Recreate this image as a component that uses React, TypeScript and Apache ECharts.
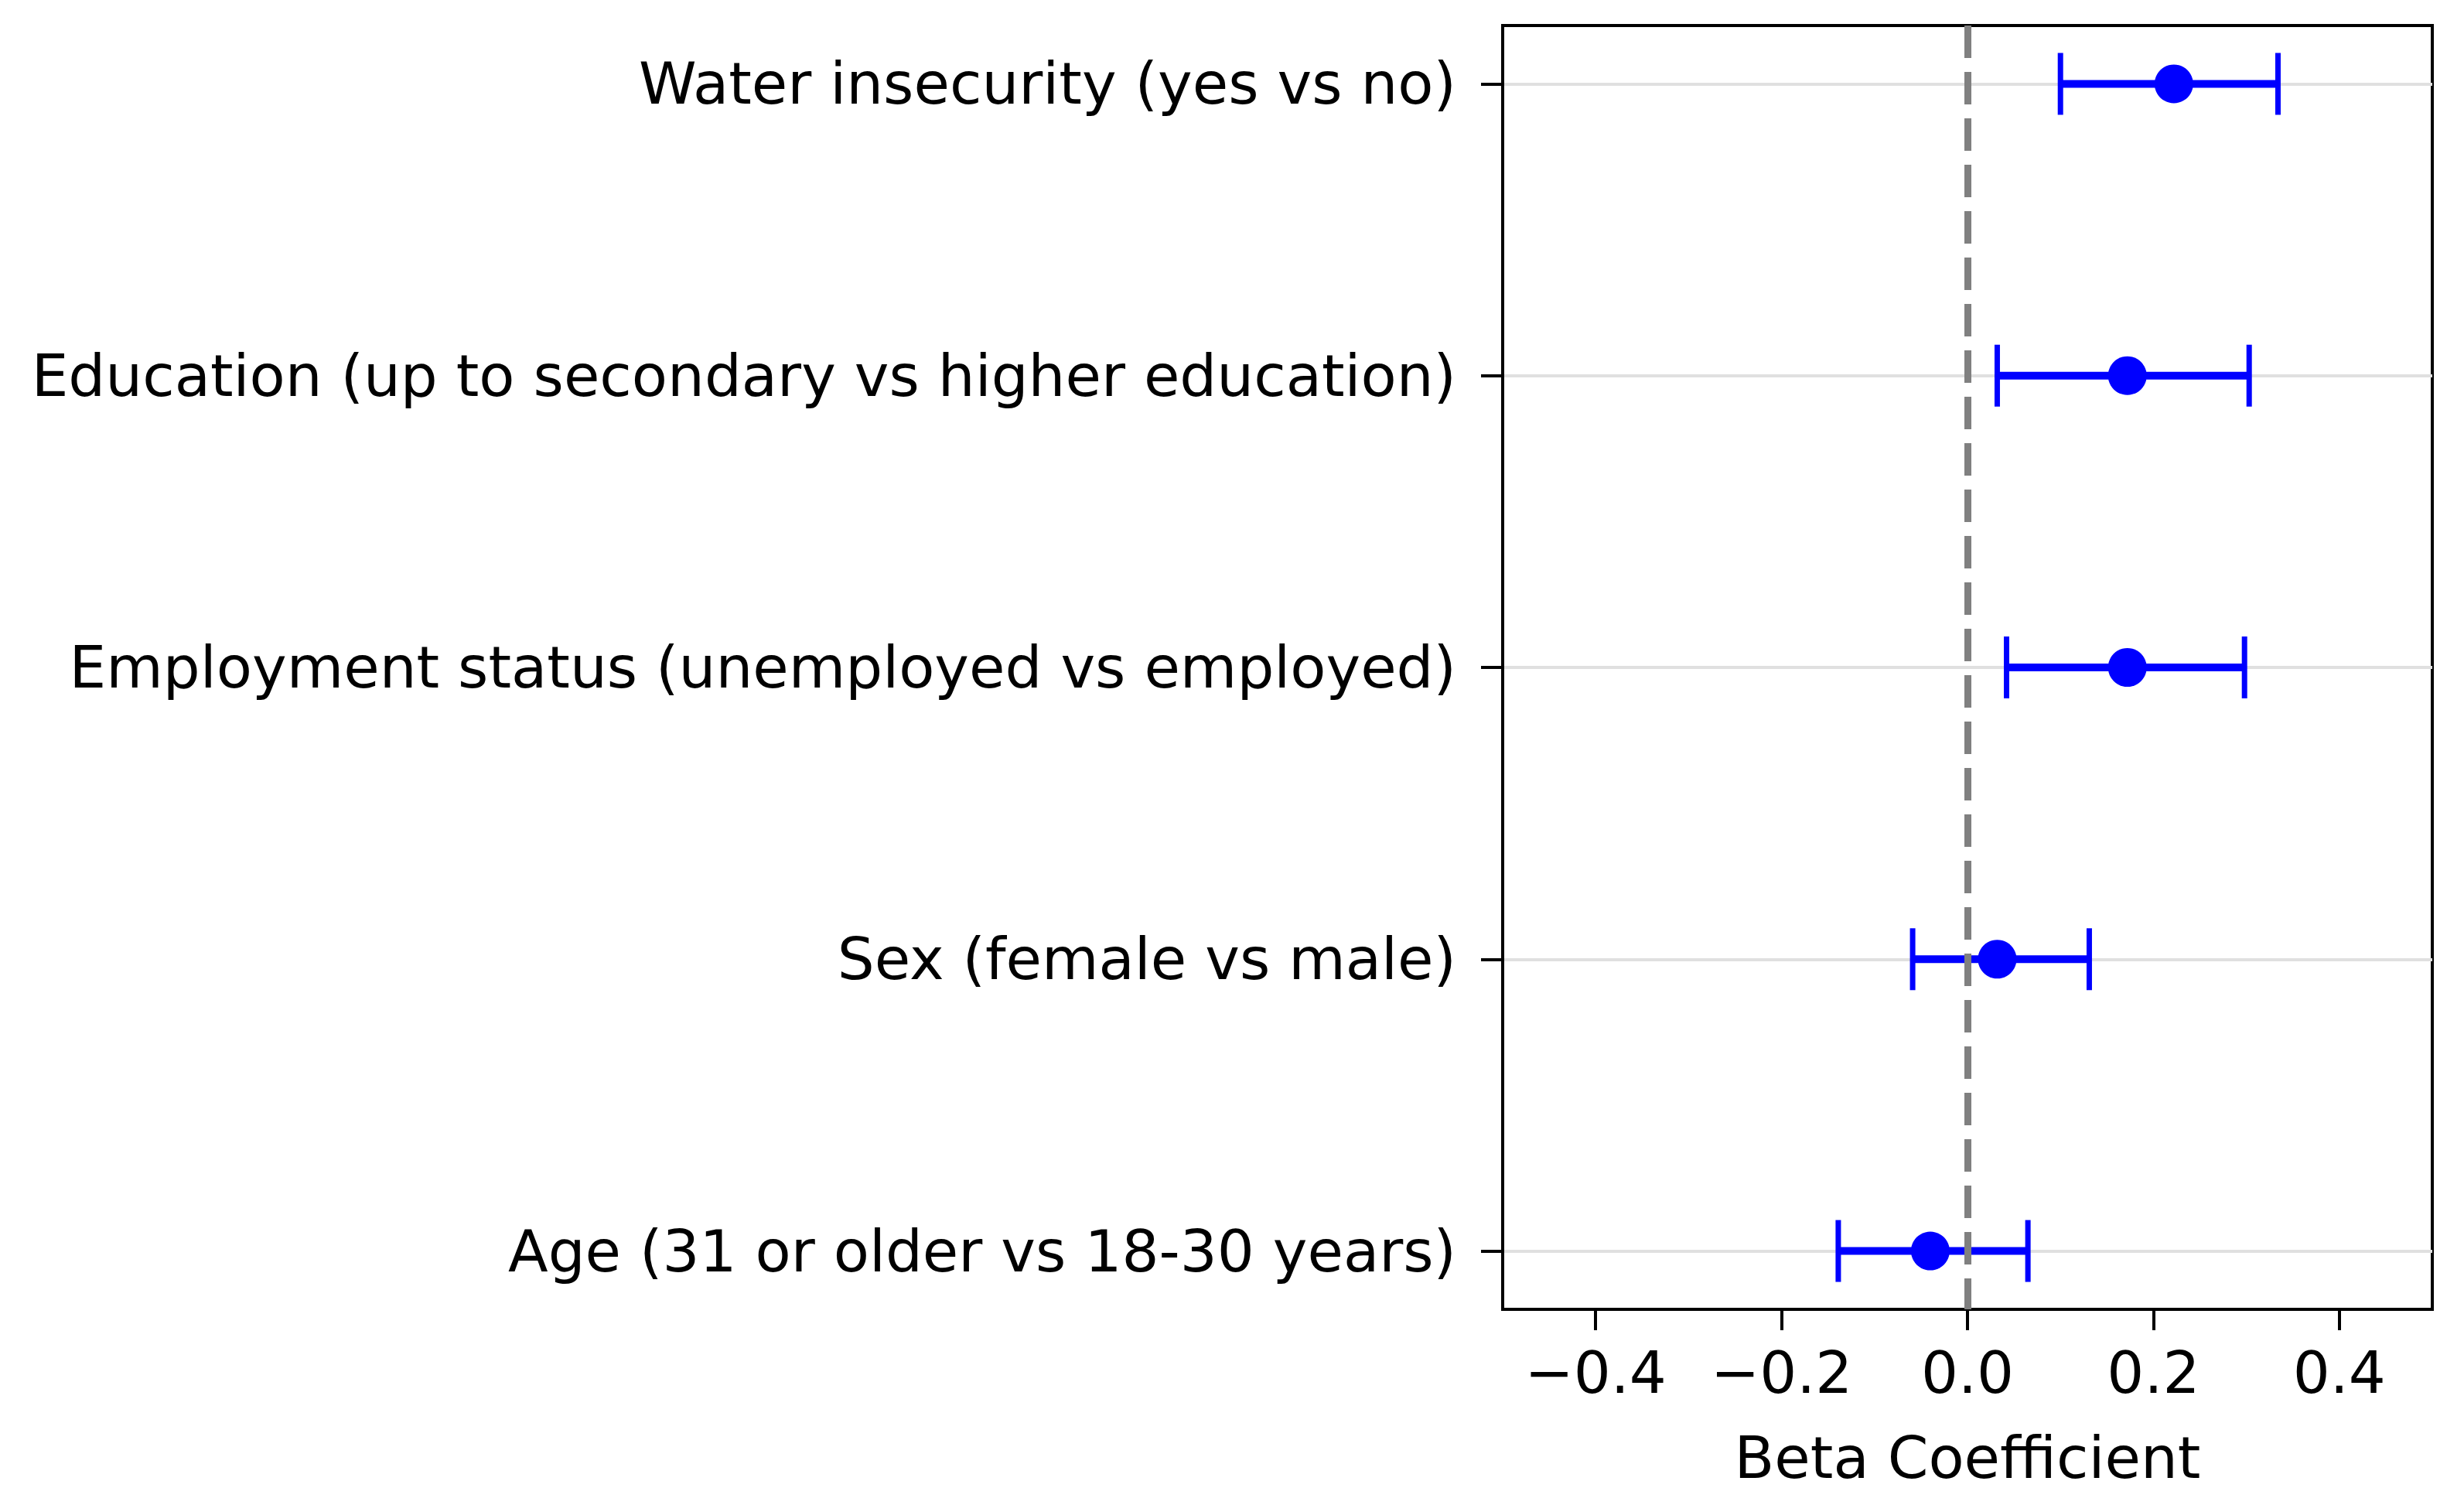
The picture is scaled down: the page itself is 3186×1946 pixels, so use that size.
import React, { useEffect, useRef } from 'react';
import * as echarts from 'echarts';

const categories = [
  'Water insecurity (yes vs no)',
  'Education (up to secondary vs higher education)',
  'Employment status (unemployed vs employed)',
  'Sex (female vs male)',
  'Age (31 or older vs 18-30 years)',
];
const betas = [0.222, 0.172, 0.172, 0.032, -0.04];
const lowerCI = [0.1, 0.032, 0.042, -0.059, -0.139];
const upperCI = [0.334, 0.303, 0.298, 0.131, 0.065];
const xTicks = [-0.4, -0.2, 0, 0.2, 0.4];
const yPositions = [0, 1, 2, 3, 4];

const FONT = 'DejaVu Sans';
const FS = 75.5;

export default function App() {
  const ref = useRef<HTMLDivElement>(null);
  useEffect(() => {
    if (!ref.current) return;
    const chart = echarts.init(ref.current, undefined, { renderer: 'svg' });
    const fmtX = (v: number) => {
      const s = Math.abs(v).toFixed(1);
      return v < -1e-9 ? '\u2212' + s : s;
    };
    chart.setOption({
      animation: false,
      backgroundColor: '#ffffff',
      grid: {
        left: 1943,
        right: 41,
        top: 33,
        bottom: 253,
        show: true,
        borderColor: '#000000',
        borderWidth: 4,
        backgroundColor: 'transparent',
      },
      xAxis: {
        type: 'value',
        min: -0.5,
        max: 0.5,
        axisLine: { show: true, onZero: false, lineStyle: { color: '#000', width: 4 } },
        axisTick: { show: true, customValues: xTicks, length: 27, lineStyle: { color: '#000', width: 4 } },
        axisLabel: {
          customValues: xTicks,
          formatter: fmtX,
          fontFamily: FONT,
          fontSize: FS,
          color: '#000',
          margin: 44,
        },
        splitLine: { show: false },
        name: 'Beta Coefficient',
        nameLocation: 'middle',
        nameGap: 154,
        nameTextStyle: { fontFamily: FONT, fontSize: FS, color: '#000' },
      },
      yAxis: {
        type: 'value',
        inverse: true,
        min: -0.2,
        max: 4.2,
        axisLine: { show: true, onZero: false, lineStyle: { color: '#000', width: 4 } },
        axisTick: { show: true, customValues: yPositions, length: 28, lineStyle: { color: '#000', width: 4 } },
        axisLabel: {
          customValues: yPositions,
          formatter: (v: number) => categories[Math.round(v)] ?? '',
          fontFamily: FONT,
          fontSize: FS,
          color: '#000',
          margin: 60,
          padding: [6, 0, 0, 0],
        },
        splitLine: { show: true, lineStyle: { color: '#e0e0e0', width: 4 } },
      },
      series: [
        {
          type: 'custom',
          z: 2,
          encode: { x: [1, 2], y: 0 },
          data: categories.map((_, i) => [yPositions[i], lowerCI[i], upperCI[i]]),
          renderItem: (params: any, api: any) => {
            const y = api.value(0);
            const lo = api.value(1);
            const hi = api.value(2);
            const p1 = api.coord([lo, y]);
            const p2 = api.coord([hi, y]);
            const cap = 40;
            const st = { stroke: '#0000ff', lineWidth: 10 };
            const cs = { stroke: '#0000ff', lineWidth: 7 };
            return {
              type: 'group',
              children: [
                { type: 'line', shape: { x1: p1[0], y1: p1[1], x2: p2[0], y2: p2[1] }, style: st },
                { type: 'line', shape: { x1: p1[0], y1: p1[1] - cap, x2: p1[0], y2: p1[1] + cap }, style: cs },
                { type: 'line', shape: { x1: p2[0], y1: p2[1] - cap, x2: p2[0], y2: p2[1] + cap }, style: cs },
              ],
            };
          },
          markLine: {
            silent: true,
            z: 5,
            symbol: ['none', 'none'],
            label: { show: false },
            lineStyle: { color: '#808080', type: [42, 18], width: 9, opacity: 1 },
            data: [{ xAxis: 0 }],
          },
        },
        {
          type: 'scatter',
          z: 10,
          symbol: 'circle',
          symbolSize: 50,
          itemStyle: { color: '#0000ff', opacity: 1 },
          data: betas.map((b, i) => [b, yPositions[i]]),
        },
      ],
    });
    return () => chart.dispose();
  }, []);
  return (
    <div
      ref={ref}
      style={{ position: 'absolute', left: 0, top: 0, width: 3186, height: 1946 }}
    />
  );
}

*Instruction*. Omit every picture, then repeat the remaining data exactly as it appears above.

*Written answer*.
Recreate this image as a component that uses React, TypeScript and Apache ECharts.
The picture is scaled down: the page itself is 3186×1946 pixels, so use that size.
import React, { useEffect, useRef } from 'react';
import * as echarts from 'echarts';

const categories = [
  'Water insecurity (yes vs no)',
  'Education (up to secondary vs higher education)',
  'Employment status (unemployed vs employed)',
  'Sex (female vs male)',
  'Age (31 or older vs 18-30 years)',
];
const betas = [0.222, 0.172, 0.172, 0.032, -0.04];
const lowerCI = [0.1, 0.032, 0.042, -0.059, -0.139];
const upperCI = [0.334, 0.303, 0.298, 0.131, 0.065];
const xTicks = [-0.4, -0.2, 0, 0.2, 0.4];
const yPositions = [0, 1, 2, 3, 4];

const FONT = 'DejaVu Sans';
const FS = 75.5;

export default function App() {
  const ref = useRef<HTMLDivElement>(null);
  useEffect(() => {
    if (!ref.current) return;
    const chart = echarts.init(ref.current, undefined, { renderer: 'svg' });
    const fmtX = (v: number) => {
      const s = Math.abs(v).toFixed(1);
      return v < -1e-9 ? '\u2212' + s : s;
    };
    chart.setOption({
      animation: false,
      backgroundColor: '#ffffff',
      grid: {
        left: 1943,
        right: 41,
        top: 33,
        bottom: 253,
        show: true,
        borderColor: '#000000',
        borderWidth: 4,
        backgroundColor: 'transparent',
      },
      xAxis: {
        type: 'value',
        min: -0.5,
        max: 0.5,
        axisLine: { show: true, onZero: false, lineStyle: { color: '#000', width: 4 } },
        axisTick: { show: true, customValues: xTicks, length: 27, lineStyle: { color: '#000', width: 4 } },
        axisLabel: {
          customValues: xTicks,
          formatter: fmtX,
          fontFamily: FONT,
          fontSize: FS,
          color: '#000',
          margin: 44,
        },
        splitLine: { show: false },
        name: 'Beta Coefficient',
        nameLocation: 'middle',
        nameGap: 154,
        nameTextStyle: { fontFamily: FONT, fontSize: FS, color: '#000' },
      },
      yAxis: {
        type: 'value',
        inverse: true,
        min: -0.2,
        max: 4.2,
        axisLine: { show: true, onZero: false, lineStyle: { color: '#000', width: 4 } },
        axisTick: { show: true, customValues: yPositions, length: 28, lineStyle: { color: '#000', width: 4 } },
        axisLabel: {
          customValues: yPositions,
          formatter: (v: number) => categories[Math.round(v)] ?? '',
          fontFamily: FONT,
          fontSize: FS,
          color: '#000',
          margin: 60,
          padding: [6, 0, 0, 0],
        },
        splitLine: { show: true, lineStyle: { color: '#e0e0e0', width: 4 } },
      },
      series: [
        {
          type: 'custom',
          z: 2,
          encode: { x: [1, 2], y: 0 },
          data: categories.map((_, i) => [yPositions[i], lowerCI[i], upperCI[i]]),
          renderItem: (params: any, api: any) => {
            const y = api.value(0);
            const lo = api.value(1);
            const hi = api.value(2);
            const p1 = api.coord([lo, y]);
            const p2 = api.coord([hi, y]);
            const cap = 40;
            const st = { stroke: '#0000ff', lineWidth: 10 };
            const cs = { stroke: '#0000ff', lineWidth: 7 };
            return {
              type: 'group',
              children: [
                { type: 'line', shape: { x1: p1[0], y1: p1[1], x2: p2[0], y2: p2[1] }, style: st },
                { type: 'line', shape: { x1: p1[0], y1: p1[1] - cap, x2: p1[0], y2: p1[1] + cap }, style: cs },
                { type: 'line', shape: { x1: p2[0], y1: p2[1] - cap, x2: p2[0], y2: p2[1] + cap }, style: cs },
              ],
            };
          },
          markLine: {
            silent: true,
            z: 5,
            symbol: ['none', 'none'],
            label: { show: false },
            lineStyle: { color: '#808080', type: [42, 18], width: 9, opacity: 1 },
            data: [{ xAxis: 0 }],
          },
        },
        {
          type: 'scatter',
          z: 10,
          symbol: 'circle',
          symbolSize: 50,
          itemStyle: { color: '#0000ff', opacity: 1 },
          data: betas.map((b, i) => [b, yPositions[i]]),
        },
      ],
    });
    return () => chart.dispose();
  }, []);
  return (
    <div
      ref={ref}
      style={{ position: 'absolute', left: 0, top: 0, width: 3186, height: 1946 }}
    />
  );
}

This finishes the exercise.